• **Material provided**
— Begin —

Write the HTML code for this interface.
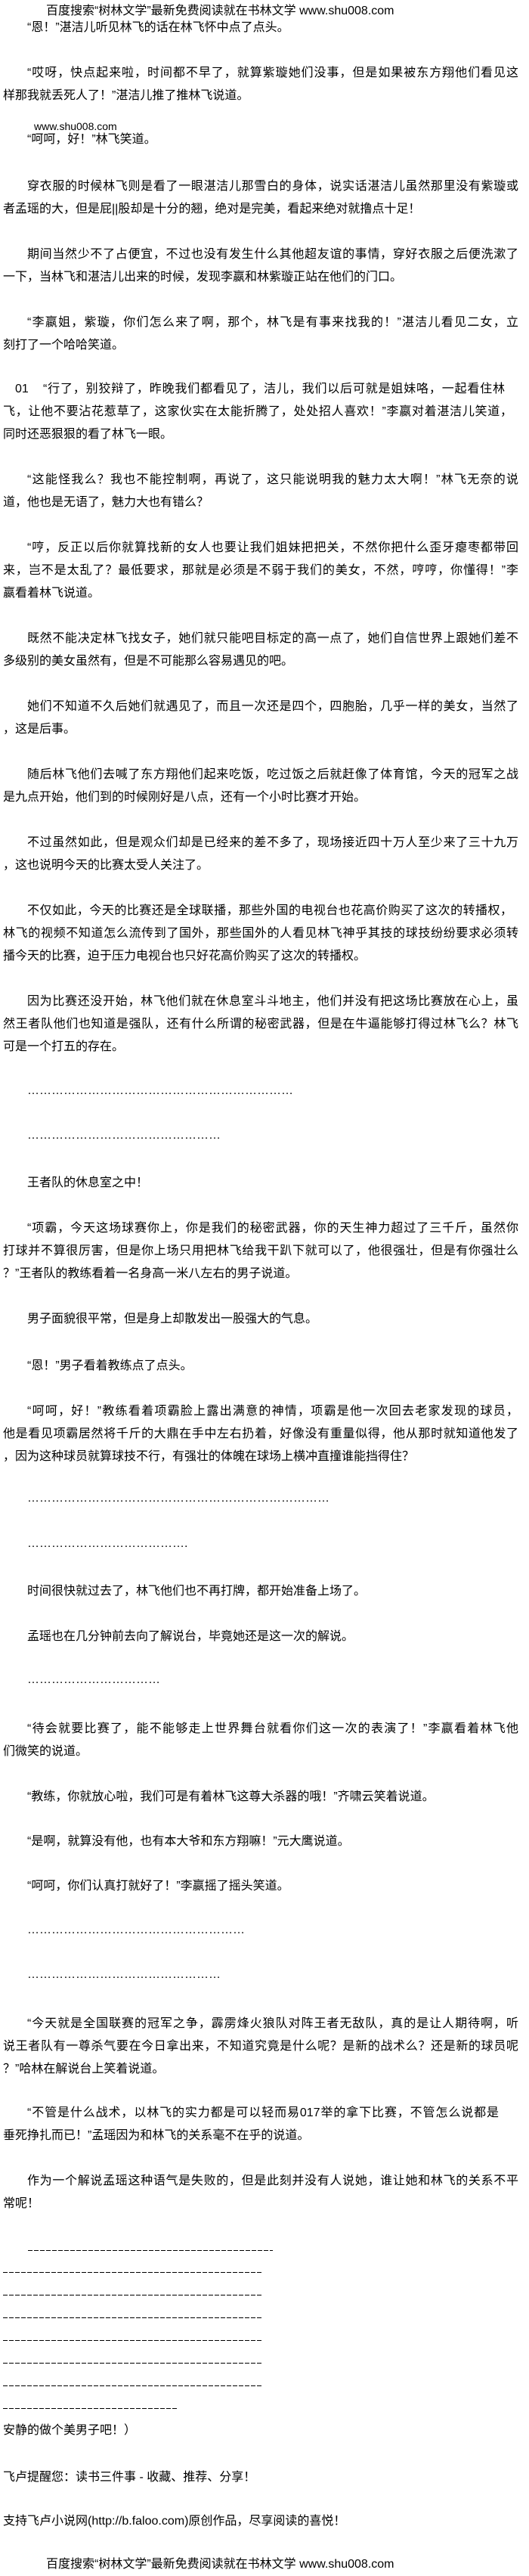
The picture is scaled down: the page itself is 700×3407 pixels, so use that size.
<!DOCTYPE html>
<html><head><meta charset="utf-8">
<style>
html,body{margin:0;padding:0;background:#fff;}
body{width:700px;height:3404px;position:relative;overflow:hidden;
font-family:"Liberation Sans","Noto Sans CJK SC",sans-serif;font-size:16px;color:#000;}
.l{position:absolute;height:30px;line-height:30px;white-space:nowrap;}
.i{left:36px;}
.n{left:4px;}
.fi{left:36px;width:650px;text-align:justify;text-align-last:justify;}
.fn{left:4px;width:682px;text-align:justify;text-align-last:justify;}
.d{font-family:"Liberation Sans",sans-serif;letter-spacing:0;}
.dash{position:absolute;height:1px;background:repeating-linear-gradient(to right,#000 0 6px,transparent 6px 8px);}
</style></head><body>
<div class="l" style="top:0px;left:61px">百度搜索“树林文学”最新免费阅读就在书林文学 www.shu008.com</div>
<div class="l i" style="top:22px">“恩！”湛洁儿听见林飞的话在林飞怀中点了点头。</div>
<div class="l fi" style="top:82px">“哎呀，快点起来啦，时间都不早了，就算紫璇她们没事，但是如果被东方翔他们看见这</div>
<div class="l n" style="top:112px">样那我就丢死人了！”湛洁儿推了推林飞说道。</div>
<div class="l" style="top:155px;left:45px;font-size:14px;line-height:24px;height:24px">www.shu008.com</div>
<div class="l i" style="top:170px">“呵呵，好！”林飞笑道。</div>
<div class="l fi" style="top:232px">穿衣服的时候林飞则是看了一眼湛洁儿那雪白的身体，说实话湛洁儿虽然那里没有紫璇或</div>
<div class="l n" style="top:262px">者孟瑶的大，但是屁||股却是十分的翘，绝对是完美，看起来绝对就撸点十足！</div>
<div class="l fi" style="top:322px">期间当然少不了占便宜，不过也没有发生什么其他超友谊的事情，穿好衣服之后便洗漱了</div>
<div class="l n" style="top:352px">一下，当林飞和湛洁儿出来的时候，发现李嬴和林紫璇正站在他们的门口。</div>
<div class="l fi" style="top:412px">“李嬴姐，紫璇，你们怎么来了啊，那个，林飞是有事来找我的！”湛洁儿看见二女，立</div>
<div class="l n" style="top:442px">刻打了一个哈哈笑道。</div>
<div class="l" style="top:500px;left:20px">01</div>
<div class="l" style="top:500px;left:57px;width:611px;text-align:justify;text-align-last:justify">“行了，别狡辩了，昨晚我们都看见了，洁儿，我们以后可就是姐妹咯，一起看住林</div>
<div class="l n" style="top:530px;width:674px;text-align:justify;text-align-last:justify">飞，让他不要沾花惹草了，这家伙实在太能折腾了，处处招人喜欢！”李嬴对着湛洁儿笑道，</div>
<div class="l n" style="top:560px">同时还恶狠狠的看了林飞一眼。</div>
<div class="l fi" style="top:620px">“这能怪我么？我也不能控制啊，再说了，这只能说明我的魅力太大啊！”林飞无奈的说</div>
<div class="l n" style="top:650px">道，他也是无语了，魅力大也有错么？</div>
<div class="l fi" style="top:710px">“哼，反正以后你就算找新的女人也要让我们姐妹把把关，不然你把什么歪牙瘪枣都带回</div>
<div class="l fn" style="top:740px">来，岂不是太乱了？最低要求，那就是必须是不弱于我们的美女，不然，哼哼，你懂得！”李</div>
<div class="l n" style="top:770px">嬴看着林飞说道。</div>
<div class="l fi" style="top:830px">既然不能决定林飞找女子，她们就只能吧目标定的高一点了，她们自信世界上跟她们差不</div>
<div class="l n" style="top:860px">多级别的美女虽然有，但是不可能那么容易遇见的吧。</div>
<div class="l fi" style="top:920px">她们不知道不久后她们就遇见了，而且一次还是四个，四胞胎，几乎一样的美女，当然了</div>
<div class="l n" style="top:950px">，这是后事。</div>
<div class="l fi" style="top:1010px">随后林飞他们去喊了东方翔他们起来吃饭，吃过饭之后就赶像了体育馆，今天的冠军之战</div>
<div class="l n" style="top:1040px">是九点开始，他们到的时候刚好是八点，还有一个小时比赛才开始。</div>
<div class="l fi" style="top:1100px">不过虽然如此，但是观众们却是已经来的差不多了，现场接近四十万人至少来了三十九万</div>
<div class="l n" style="top:1130px">，这也说明今天的比赛太受人关注了。</div>
<div class="l" style="top:1190px;left:36px;width:642px;text-align:justify;text-align-last:justify">不仅如此，今天的比赛还是全球联播，那些外国的电视台也花高价购买了这次的转播权，</div>
<div class="l fn" style="top:1220px">林飞的视频不知道怎么流传到了国外，那些国外的人看见林飞神乎其技的球技纷纷要求必须转</div>
<div class="l n" style="top:1250px">播今天的比赛，迫于压力电视台也只好花高价购买了这次的转播权。</div>
<div class="l fi" style="top:1310px">因为比赛还没开始，林飞他们就在休息室斗斗地主，他们并没有把这场比赛放在心上，虽</div>
<div class="l fn" style="top:1340px">然王者队他们也知道是强队，还有什么所谓的秘密武器，但是在牛逼能够打得过林飞么？林飞</div>
<div class="l n" style="top:1370px">可是一个打五的存在。</div>
<div class="l i d" style="top:1428px">…………………………………………………………</div>
<div class="l i d" style="top:1487px">…………………………………………</div>
<div class="l i" style="top:1550px">王者队的休息室之中！</div>
<div class="l fi" style="top:1610px">“项霸，今天这场球赛你上，你是我们的秘密武器，你的天生神力超过了三千斤，虽然你</div>
<div class="l fn" style="top:1640px">打球并不算很厉害，但是你上场只用把林飞给我干趴下就可以了，他很强壮，但是有你强壮么</div>
<div class="l n" style="top:1670px">？”王者队的教练看着一名身高一米八左右的男子说道。</div>
<div class="l i" style="top:1730px">男子面貌很平常，但是身上却散发出一股强大的气息。</div>
<div class="l i" style="top:1792px">“恩！”男子看着教练点了点头。</div>
<div class="l fi" style="top:1852px">“呵呵，好！”教练看着项霸脸上露出满意的神情，项霸是他一次回去老家发现的球员，</div>
<div class="l fn" style="top:1882px">他是看见项霸居然将千斤的大鼎在手中左右扔着，好像没有重量似得，他从那时就知道他发了</div>
<div class="l n" style="top:1912px">，因为这种球员就算球技不行，有强壮的体魄在球场上横冲直撞谁能挡得住？</div>
<div class="l i d" style="top:1967px">…………………………………………………………………</div>
<div class="l i d" style="top:2027px">………………………………….</div>
<div class="l i" style="top:2090px">时间很快就过去了，林飞他们也不再打牌，都开始准备上场了。</div>
<div class="l i" style="top:2150px">孟瑶也在几分钟前去向了解说台，毕竟她还是这一次的解说。</div>
<div class="l i d" style="top:2207px">……………………………</div>
<div class="l fi" style="top:2272px">“待会就要比赛了，能不能够走上世界舞台就看你们这一次的表演了！”李嬴看着林飞他</div>
<div class="l n" style="top:2302px">们微笑的说道。</div>
<div class="l i" style="top:2362px">“教练，你就放心啦，我们可是有着林飞这尊大杀器的哦！”齐啸云笑着说道。</div>
<div class="l i" style="top:2421px">“是啊，就算没有他，也有本大爷和东方翔嘛！”元大鹰说道。</div>
<div class="l i" style="top:2480px">“呵呵，你们认真打就好了！”李嬴摇了摇头笑道。</div>
<div class="l i d" style="top:2538px">………………………………………………</div>
<div class="l i d" style="top:2597px">…………………………………………</div>
<div class="l fi" style="top:2662px">“今天就是全国联赛的冠军之争，霹雳烽火狼队对阵王者无敌队，真的是让人期待啊，听</div>
<div class="l fn" style="top:2692px">说王者队有一尊杀气要在今日拿出来，不知道究竟是什么呢？是新的战术么？还是新的球员呢</div>
<div class="l n" style="top:2722px">？”哈林在解说台上笑着说道。</div>
<div class="l" style="top:2780px;left:36px;width:624px;text-align:justify;text-align-last:justify">“不管是什么战术，以林飞的实力都是可以轻而易017举的拿下比赛，不管怎么说都是</div>
<div class="l n" style="top:2810px">垂死挣扎而已！”孟瑶因为和林飞的关系毫不在乎的说道。</div>
<div class="l fi" style="top:2870px">作为一个解说孟瑶这种语气是失败的，但是此刻并没有人说她，谁让她和林飞的关系不平</div>
<div class="l n" style="top:2900px">常呢！</div>
<div class="dash" style="top:2976px;left:37px;width:324px"></div>
<div class="dash" style="top:3005px;left:4px;width:342px"></div>
<div class="dash" style="top:3035px;left:4px;width:342px"></div>
<div class="dash" style="top:3065px;left:4px;width:342px"></div>
<div class="dash" style="top:3095px;left:4px;width:342px"></div>
<div class="dash" style="top:3125px;left:4px;width:342px"></div>
<div class="dash" style="top:3155px;left:4px;width:342px"></div>
<div class="dash" style="top:3185px;left:4px;width:232px"></div>
<div class="l n" style="top:3200px">安静的做个美男子吧！）</div>
<div class="l n" style="top:3262px">飞卢提醒您：读书三件事 - 收藏、推荐、分享！</div>
<div class="l n" style="top:3320px">支持飞卢小说网(http://b.faloo.com)原创作品，尽享阅读的喜悦！</div>
<div class="l" style="top:3377px;left:61px">百度搜索“树林文学”最新免费阅读就在书林文学 www.shu008.com</div>
</body></html>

— End —

• **What you are asked to do**
Count each line with "size" in it and report that figure by itself.

• **Result of this task**
3